I'm not sure how you folks missed this but ALL diode lasers have the common problem that they will appear as a line. The diode structure itself will result in the optical resonant cavity having a higher divergence in one plane. Some very expensive diodes under the name circulaser had reduced that factor, but it is dificult to eliminate.

http://www.newport.com/Tutorial-Laser-D ... ntent.aspx

However, divergence of the light emitting from a laser diode is very pronounced with full width half maximum (FWHM) angles of up to 40 degrees in the perpendicular axis (θ⊥) and 10 degrees in the parallel axis (θ||). This divergence results in a rapidly expanding elliptical cone. Gain-guided laser diodes tend to have greater differences between the two angles than index-guided laser diodes. Figure 4 illustrates beam divergence in the theta parallel and theta perpendicular axes.

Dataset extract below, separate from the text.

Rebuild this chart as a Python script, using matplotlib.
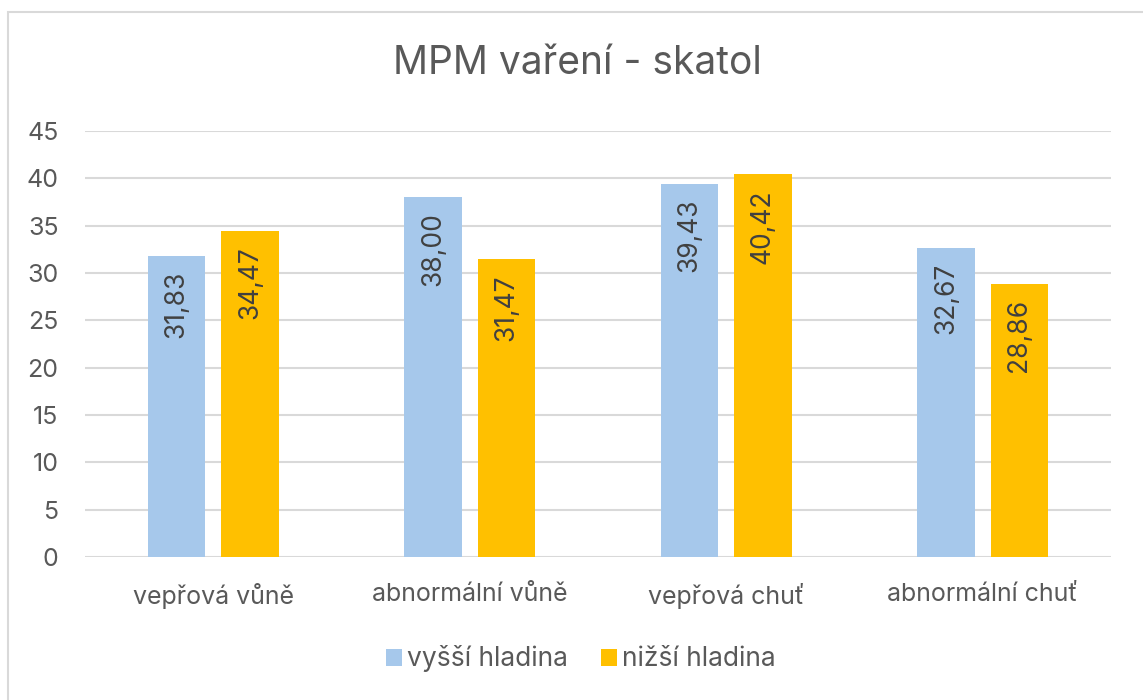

Figure 4—Schematic representation of an index guided device and its diverging output beam profile.


Thus, the key takeaway is that the only true circular laser beams either come from gas lasers (argon, krypton, HeNe, HeCd, etc..) or, from diode pumped solid state (DPSS) lasers because they have larger optical cavities and thus limit the divergence in all planes resulting in a circular beam. While the effect is minimized at the focal point of the lense, it's should be obvious it's impossible for perfect focus if one axis is ~40 degrees divergent and the other is ~10 degrees.


Also, this would mean that blue diode lasers such as those from Blueray drives exhibit the same divergence as the typical red diode laser. Even the infrared diode laser does this in a DPSS, but as stated, the DPSS also has an external cavity and thus you never directly see the divergence from the diode.